╭─ SOURCE RECORDS

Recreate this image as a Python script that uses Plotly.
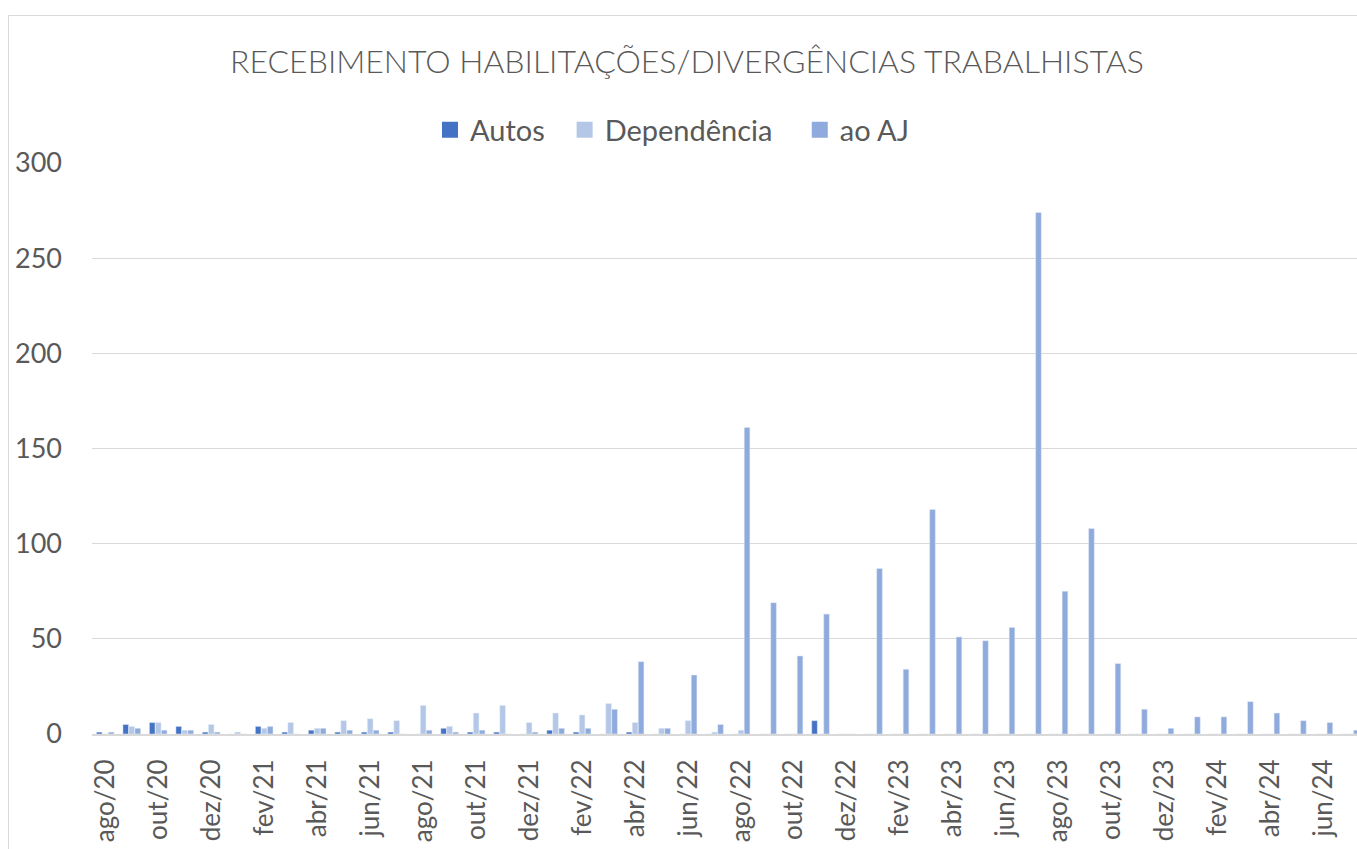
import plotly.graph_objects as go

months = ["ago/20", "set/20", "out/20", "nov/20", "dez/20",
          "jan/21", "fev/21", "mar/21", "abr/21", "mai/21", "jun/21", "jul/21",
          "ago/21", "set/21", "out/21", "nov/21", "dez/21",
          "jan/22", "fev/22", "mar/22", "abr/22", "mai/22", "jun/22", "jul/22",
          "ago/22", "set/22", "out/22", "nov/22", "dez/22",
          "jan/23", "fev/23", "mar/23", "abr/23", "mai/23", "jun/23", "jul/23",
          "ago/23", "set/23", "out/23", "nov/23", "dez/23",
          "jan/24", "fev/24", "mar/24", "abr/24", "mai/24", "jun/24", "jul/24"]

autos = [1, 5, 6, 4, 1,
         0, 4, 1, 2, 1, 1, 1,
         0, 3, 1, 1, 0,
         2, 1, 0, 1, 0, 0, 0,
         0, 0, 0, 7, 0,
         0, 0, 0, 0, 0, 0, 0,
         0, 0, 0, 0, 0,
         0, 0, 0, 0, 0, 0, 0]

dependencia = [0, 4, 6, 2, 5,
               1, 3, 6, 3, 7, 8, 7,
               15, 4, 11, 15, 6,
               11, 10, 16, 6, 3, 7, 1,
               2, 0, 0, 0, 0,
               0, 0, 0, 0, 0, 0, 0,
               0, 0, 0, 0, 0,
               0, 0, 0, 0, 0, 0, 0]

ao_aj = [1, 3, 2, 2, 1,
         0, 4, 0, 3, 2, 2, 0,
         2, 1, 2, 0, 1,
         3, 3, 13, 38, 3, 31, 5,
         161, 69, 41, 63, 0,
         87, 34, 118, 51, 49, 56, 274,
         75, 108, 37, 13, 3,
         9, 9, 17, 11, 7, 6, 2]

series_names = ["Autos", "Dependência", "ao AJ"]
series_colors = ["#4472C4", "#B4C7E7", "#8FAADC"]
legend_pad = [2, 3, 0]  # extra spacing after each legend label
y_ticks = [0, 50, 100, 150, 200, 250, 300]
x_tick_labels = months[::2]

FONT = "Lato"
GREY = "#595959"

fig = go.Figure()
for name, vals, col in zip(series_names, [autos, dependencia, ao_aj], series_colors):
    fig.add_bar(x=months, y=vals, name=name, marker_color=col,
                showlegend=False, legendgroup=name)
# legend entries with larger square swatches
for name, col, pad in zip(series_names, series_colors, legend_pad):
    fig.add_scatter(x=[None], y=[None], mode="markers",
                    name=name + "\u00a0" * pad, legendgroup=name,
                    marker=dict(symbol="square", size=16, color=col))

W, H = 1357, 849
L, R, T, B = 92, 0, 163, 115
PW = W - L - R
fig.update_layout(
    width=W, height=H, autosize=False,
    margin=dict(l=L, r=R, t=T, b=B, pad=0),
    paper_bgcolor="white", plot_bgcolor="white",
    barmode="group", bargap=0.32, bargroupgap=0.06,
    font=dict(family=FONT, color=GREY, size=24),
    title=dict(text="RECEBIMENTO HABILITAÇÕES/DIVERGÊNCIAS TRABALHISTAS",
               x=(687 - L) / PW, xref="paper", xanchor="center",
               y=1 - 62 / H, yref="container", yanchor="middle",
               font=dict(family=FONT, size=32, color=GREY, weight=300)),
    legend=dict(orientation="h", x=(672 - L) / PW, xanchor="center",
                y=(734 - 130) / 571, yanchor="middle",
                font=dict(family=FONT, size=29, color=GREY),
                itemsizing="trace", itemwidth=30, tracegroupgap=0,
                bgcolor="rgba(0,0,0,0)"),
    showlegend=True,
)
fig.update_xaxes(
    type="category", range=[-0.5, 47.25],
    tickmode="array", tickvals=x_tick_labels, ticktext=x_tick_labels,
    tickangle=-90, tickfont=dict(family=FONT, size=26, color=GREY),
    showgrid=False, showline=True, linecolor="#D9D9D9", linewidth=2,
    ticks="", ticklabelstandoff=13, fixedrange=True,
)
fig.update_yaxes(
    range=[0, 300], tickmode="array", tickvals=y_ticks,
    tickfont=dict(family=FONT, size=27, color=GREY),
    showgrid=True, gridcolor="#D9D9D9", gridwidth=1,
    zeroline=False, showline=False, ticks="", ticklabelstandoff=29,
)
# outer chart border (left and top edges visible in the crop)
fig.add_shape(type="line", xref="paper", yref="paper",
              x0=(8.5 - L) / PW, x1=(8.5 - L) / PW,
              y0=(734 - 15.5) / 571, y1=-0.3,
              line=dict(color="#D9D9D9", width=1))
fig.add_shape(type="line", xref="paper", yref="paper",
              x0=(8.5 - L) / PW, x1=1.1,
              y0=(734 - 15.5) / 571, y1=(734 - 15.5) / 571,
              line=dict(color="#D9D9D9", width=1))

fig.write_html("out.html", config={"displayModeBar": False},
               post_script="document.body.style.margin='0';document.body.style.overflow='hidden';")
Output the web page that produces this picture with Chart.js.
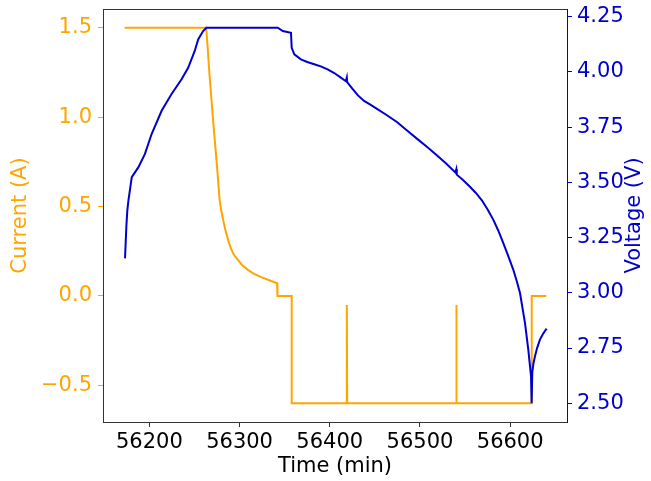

╰─

§ WHAT IS REQUIRED: Transcribe all the lines above exactly, apart from the pictures.

§ RESULT FOR THIS TASK:
Recreate this image as a Python script that uses Plotly.
import plotly.graph_objects as go

months = ["ago/20", "set/20", "out/20", "nov/20", "dez/20",
          "jan/21", "fev/21", "mar/21", "abr/21", "mai/21", "jun/21", "jul/21",
          "ago/21", "set/21", "out/21", "nov/21", "dez/21",
          "jan/22", "fev/22", "mar/22", "abr/22", "mai/22", "jun/22", "jul/22",
          "ago/22", "set/22", "out/22", "nov/22", "dez/22",
          "jan/23", "fev/23", "mar/23", "abr/23", "mai/23", "jun/23", "jul/23",
          "ago/23", "set/23", "out/23", "nov/23", "dez/23",
          "jan/24", "fev/24", "mar/24", "abr/24", "mai/24", "jun/24", "jul/24"]

autos = [1, 5, 6, 4, 1,
         0, 4, 1, 2, 1, 1, 1,
         0, 3, 1, 1, 0,
         2, 1, 0, 1, 0, 0, 0,
         0, 0, 0, 7, 0,
         0, 0, 0, 0, 0, 0, 0,
         0, 0, 0, 0, 0,
         0, 0, 0, 0, 0, 0, 0]

dependencia = [0, 4, 6, 2, 5,
               1, 3, 6, 3, 7, 8, 7,
               15, 4, 11, 15, 6,
               11, 10, 16, 6, 3, 7, 1,
               2, 0, 0, 0, 0,
               0, 0, 0, 0, 0, 0, 0,
               0, 0, 0, 0, 0,
               0, 0, 0, 0, 0, 0, 0]

ao_aj = [1, 3, 2, 2, 1,
         0, 4, 0, 3, 2, 2, 0,
         2, 1, 2, 0, 1,
         3, 3, 13, 38, 3, 31, 5,
         161, 69, 41, 63, 0,
         87, 34, 118, 51, 49, 56, 274,
         75, 108, 37, 13, 3,
         9, 9, 17, 11, 7, 6, 2]

series_names = ["Autos", "Dependência", "ao AJ"]
series_colors = ["#4472C4", "#B4C7E7", "#8FAADC"]
legend_pad = [2, 3, 0]  # extra spacing after each legend label
y_ticks = [0, 50, 100, 150, 200, 250, 300]
x_tick_labels = months[::2]

FONT = "Lato"
GREY = "#595959"

fig = go.Figure()
for name, vals, col in zip(series_names, [autos, dependencia, ao_aj], series_colors):
    fig.add_bar(x=months, y=vals, name=name, marker_color=col,
                showlegend=False, legendgroup=name)
# legend entries with larger square swatches
for name, col, pad in zip(series_names, series_colors, legend_pad):
    fig.add_scatter(x=[None], y=[None], mode="markers",
                    name=name + "\u00a0" * pad, legendgroup=name,
                    marker=dict(symbol="square", size=16, color=col))

W, H = 1357, 849
L, R, T, B = 92, 0, 163, 115
PW = W - L - R
fig.update_layout(
    width=W, height=H, autosize=False,
    margin=dict(l=L, r=R, t=T, b=B, pad=0),
    paper_bgcolor="white", plot_bgcolor="white",
    barmode="group", bargap=0.32, bargroupgap=0.06,
    font=dict(family=FONT, color=GREY, size=24),
    title=dict(text="RECEBIMENTO HABILITAÇÕES/DIVERGÊNCIAS TRABALHISTAS",
               x=(687 - L) / PW, xref="paper", xanchor="center",
               y=1 - 62 / H, yref="container", yanchor="middle",
               font=dict(family=FONT, size=32, color=GREY, weight=300)),
    legend=dict(orientation="h", x=(672 - L) / PW, xanchor="center",
                y=(734 - 130) / 571, yanchor="middle",
                font=dict(family=FONT, size=29, color=GREY),
                itemsizing="trace", itemwidth=30, tracegroupgap=0,
                bgcolor="rgba(0,0,0,0)"),
    showlegend=True,
)
fig.update_xaxes(
    type="category", range=[-0.5, 47.25],
    tickmode="array", tickvals=x_tick_labels, ticktext=x_tick_labels,
    tickangle=-90, tickfont=dict(family=FONT, size=26, color=GREY),
    showgrid=False, showline=True, linecolor="#D9D9D9", linewidth=2,
    ticks="", ticklabelstandoff=13, fixedrange=True,
)
fig.update_yaxes(
    range=[0, 300], tickmode="array", tickvals=y_ticks,
    tickfont=dict(family=FONT, size=27, color=GREY),
    showgrid=True, gridcolor="#D9D9D9", gridwidth=1,
    zeroline=False, showline=False, ticks="", ticklabelstandoff=29,
)
# outer chart border (left and top edges visible in the crop)
fig.add_shape(type="line", xref="paper", yref="paper",
              x0=(8.5 - L) / PW, x1=(8.5 - L) / PW,
              y0=(734 - 15.5) / 571, y1=-0.3,
              line=dict(color="#D9D9D9", width=1))
fig.add_shape(type="line", xref="paper", yref="paper",
              x0=(8.5 - L) / PW, x1=1.1,
              y0=(734 - 15.5) / 571, y1=(734 - 15.5) / 571,
              line=dict(color="#D9D9D9", width=1))

fig.write_html("out.html", config={"displayModeBar": False},
               post_script="document.body.style.margin='0';document.body.style.overflow='hidden';")
Output the web page that produces this picture with Chart.js.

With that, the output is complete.